2 November 2015 By Peter Thal Larsen

HSBC is cleaner and leaner but struggling to grow.

The global bank’s third-quarter earnings were free of the big fines and compensation claims that have been a recurring feature in recent years. That suggests hefty investment in compliance may be generating returns. HSBC forked out just $200 million in the latest three-month period to atone for bad behaviour, compared with $1.6 billion a year earlier. Other expenses are falling as executives take a newly-sharpened axe to the bank’s cost base. Asian bad debt provisions were down 30 percent despite worries over an economic slowdown in the region.

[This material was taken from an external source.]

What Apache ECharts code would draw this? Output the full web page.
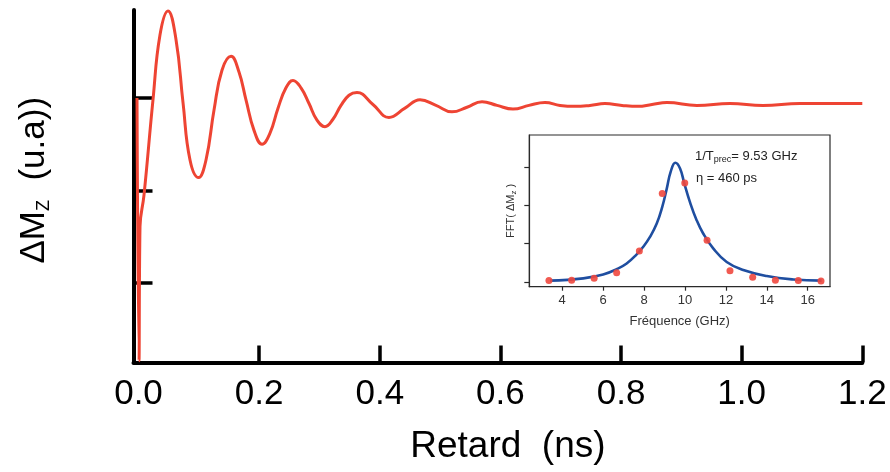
<!DOCTYPE html>
<html>
<head>
<meta charset="utf-8">
<script src="https://cdn.jsdelivr.net/npm/echarts@6/dist/echarts.min.js"></script>
<style>
html,body{margin:0;padding:0;background:#fff;}
#chart{width:890px;height:472px;}
</style>
</head>
<body>
<div id="chart"></div>
<script>
// ---- Main panel: ΔMz vs delay (ns) ----
const mainT = [-0.0025, 0.0008, 0.0025, 0.0091, 0.0240, 0.0356, 0.0489, 0.0622, 0.0738, 0.0854,
  0.0995, 0.1119, 0.1252, 0.1384, 0.1534, 0.1666, 0.1782, 0.1915, 0.2048, 0.2180,
  0.2313, 0.2445, 0.2561, 0.2694, 0.2827, 0.2959, 0.3092, 0.3224, 0.3357, 0.3490,
  0.3622, 0.3887, 0.4152, 0.4418, 0.4667, 0.4932, 0.5197,
  0.5446, 0.5695, 0.5944, 0.6209, 0.6474, 0.6739, 0.6988, 0.7237, 0.7485, 0.7734,
  0.8016, 0.8281, 0.8513, 0.8762, 0.9259, 0.9806, 1.0353, 1.0966, 1.2];
const mainV = [3.00, 0.16, 1.61, 1.95, 2.98, 3.68, 3.94, 3.63, 2.95, 2.33,
  2.14, 2.33, 2.87, 3.30, 3.45, 3.28, 2.98, 2.65, 2.50, 2.62,
  2.89, 3.11, 3.19, 3.11, 2.94, 2.76, 2.69, 2.77, 2.92, 3.03,
  3.06, 2.93, 2.79, 2.89, 2.98, 2.92, 2.85,
  2.90, 2.96, 2.92, 2.88, 2.92, 2.95, 2.92, 2.91, 2.92, 2.94,
  2.92, 2.91, 2.93, 2.95, 2.92, 2.94, 2.92, 2.94, 2.94];
const mainXTicks = [0, 0.2, 0.4, 0.6, 0.8, 1.0, 1.2];
const mainYTicks = [1, 2, 3];

// ---- Inset: FFT spectrum ----
const fftFreq = [3.35, 4.46, 5.56, 6.66, 7.77, 8.89, 9.99, 11.08, 12.20, 13.31, 14.42, 15.54, 16.65];
const fftAmp  = [0.03, 0.04, 0.09, 0.24, 0.81, 2.32, 2.60, 1.09, 0.29, 0.12, 0.04, 0.03, 0.02];
const fitFreq = [3.4, 5.03, 6.0, 6.66, 7.15, 7.64, 7.96, 8.29, 8.62, 8.89, 9.11, 9.30, 9.53,
  9.76, 9.97, 10.24, 10.57, 10.89, 11.38, 12.04, 12.85, 14.0, 15.3, 16.68];
const fitAmp  = [0.03, 0.09, 0.19, 0.33, 0.48, 0.72, 0.92, 1.18, 1.53, 1.97, 2.45, 2.89, 3.13,
  2.98, 2.58, 2.10, 1.62, 1.27, 0.88, 0.52, 0.31, 0.15, 0.06, 0.03];
const insetXTicks = [4, 6, 8, 10, 12, 14, 16];
const insetYTicks = [0, 1, 2, 3];

const FONT = '"Liberation Sans", Arial, Helvetica, sans-serif';
const mainData = mainT.map((t, i) => [t, mainV[i]]);
const fftData = fftFreq.map((f, i) => [f, fftAmp[i]]);
const fitData = fitFreq.map((f, i) => [f, fitAmp[i]]);

const chart = echarts.init(document.getElementById('chart'), null, {renderer: 'canvas'});
chart.setOption({
  backgroundColor: '#ffffff',
  animation: false,
  grid: [
    {left: 133.5, right: 27.7, top: 10, bottom: 109.5, show: false},
    {left: 529.3, top: 135, width: 300.7, height: 151.7, show: true, borderColor: '#2a2a2a', borderWidth: 1.2, backgroundColor: 'transparent'}
  ],
  xAxis: [
    {
      gridIndex: 0, type: 'value', min: -0.0083, max: 1.2,
      splitLine: {show: false},
      axisLine: {show: true, onZero: false, lineStyle: {color: '#000', width: 4}},
      axisTick: {show: true, inside: true, length: 17, customValues: mainXTicks.slice(1), lineStyle: {color: '#000', width: 3.5}},
      axisLabel: {show: true, customValues: mainXTicks, margin: 14, fontSize: 35, color: '#000', fontFamily: FONT,
        formatter: v => Number(v).toFixed(1)},
      name: 'Retard  (ns)', nameLocation: 'middle', nameGap: 66,
      nameTextStyle: {fontSize: 37, color: '#000', fontFamily: FONT, padding: [0, 0, 0, 20]}
    },
    {
      gridIndex: 1, type: 'value', min: 2.39, max: 17.09,
      splitLine: {show: false},
      axisLine: {show: true, onZero: false, lineStyle: {color: '#2a2a2a', width: 1.2}},
      axisTick: {show: true, inside: false, length: 4, customValues: insetXTicks, lineStyle: {color: '#2a2a2a', width: 1.2}},
      axisLabel: {show: true, customValues: insetXTicks, margin: 7, fontSize: 13, color: '#333', fontFamily: FONT},
      name: 'Fréquence (GHz)', nameLocation: 'middle', nameGap: 28,
      nameTextStyle: {fontSize: 13, color: '#333', fontFamily: FONT}
    }
  ],
  yAxis: [
    {
      gridIndex: 0, type: 'value', min: 0.141, max: 3.951,
      splitLine: {show: false},
      axisLine: {show: true, onZero: false, lineStyle: {color: '#000', width: 4}},
      axisTick: {show: true, inside: true, length: 19, customValues: mainYTicks, lineStyle: {color: '#000', width: 3.5}},
      axisLabel: {show: false},
      name: '{m|ΔM}{s|Z}{m|  (u.a))}', nameLocation: 'middle', nameGap: 80,
      nameTextStyle: {
        color: '#000', fontFamily: FONT, padding: [0, 0, 0, 12],
        rich: {
          m: {fontSize: 35, lineHeight: 38, color: '#000', fontFamily: FONT},
          s: {fontSize: 18, lineHeight: 18, verticalAlign: 'bottom', color: '#000', fontFamily: FONT}
        }
      }
    },
    {
      gridIndex: 1, type: 'value', min: -0.13, max: 3.86,
      splitLine: {show: false},
      axisLine: {show: true, onZero: false, lineStyle: {color: '#2a2a2a', width: 1.2}},
      axisTick: {show: true, inside: false, length: 5, customValues: insetYTicks, lineStyle: {color: '#2a2a2a', width: 1.2}},
      axisLabel: {show: false},
      name: '{m|FFT( ΔM}{s|z}{m| )}', nameLocation: 'middle', nameGap: 12,
      nameTextStyle: {
        color: '#333', fontFamily: FONT,
        rich: {
          m: {fontSize: 11, lineHeight: 13, color: '#333', fontFamily: FONT},
          s: {fontSize: 8, lineHeight: 8, verticalAlign: 'bottom', color: '#333', fontFamily: FONT}
        }
      }
    }
  ],
  series: [
    {
      type: 'line', xAxisIndex: 0, yAxisIndex: 0, data: mainData,
      showSymbol: false, smooth: 0.45,
      lineStyle: {color: '#ee4433', width: 3}, z: 3
    },
    {
      type: 'line', xAxisIndex: 1, yAxisIndex: 1, data: fitData,
      showSymbol: false, smooth: 0.45,
      lineStyle: {color: '#1f4ea0', width: 2.6}, z: 4
    },
    {
      type: 'scatter', xAxisIndex: 1, yAxisIndex: 1, data: fftData,
      symbol: 'circle', symbolSize: 7,
      itemStyle: {color: '#f0483e', opacity: 0.9}, z: 5
    }
  ],
  graphic: [
    {
      type: 'text', left: 695, top: 150, z: 10,
      style: {
        text: '{m|1/T}{s|prec}{m|= 9.53 GHz}',
        rich: {
          m: {fontSize: 13, lineHeight: 16, fill: '#222', fontFamily: FONT},
          s: {fontSize: 9, lineHeight: 10, verticalAlign: 'bottom', fill: '#222', fontFamily: FONT}
        }
      }
    },
    {
      type: 'text', left: 696, top: 172, z: 10,
      style: {text: 'η = 460 ps', fontSize: 13, fill: '#222', fontFamily: FONT}
    }
  ]
});
</script>
</body>
</html>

The problem now is growth. The turbulent summer in emerging markets hurt HSBC in two ways. Falling stock markets in Hong Kong dragged down a popular investment product whereby the bank shares a proportion of customers’ gains – or, in this case, losses. The bank’s measure of adjusted pre-tax profit in the former British colony was down 16 percent as a result. Meanwhile, volatile markets dented revenue in HSBC’s investment banking business. Though one quarter doesn’t make a trend, this is not what HSBC had in mind earlier this year when it promised to “capture growth opportunities in Asia.”

Chief Executive Stuart Gulliver is undeterred, however. HSBC’s campaign to sign up more retail and commercial bank customers in China’s Pearl River Delta, across the border from its historical Hong Kong base, is unaffected by stock market gyrations. The bank is also setting up a new securities joint venture in China – the first to be majority owned by a foreign lender. If approved, this would allow HSBC to tap into China’s booming bond market.

Investors remain sceptical. The shares have fallen 17 percent this year and trade on just 80 percent of HSBC’s latest reported book value. Improved compliance may have removed one form of volatility from the bank’s earnings. The challenge now is to show that what remains is capable of sustained expansion.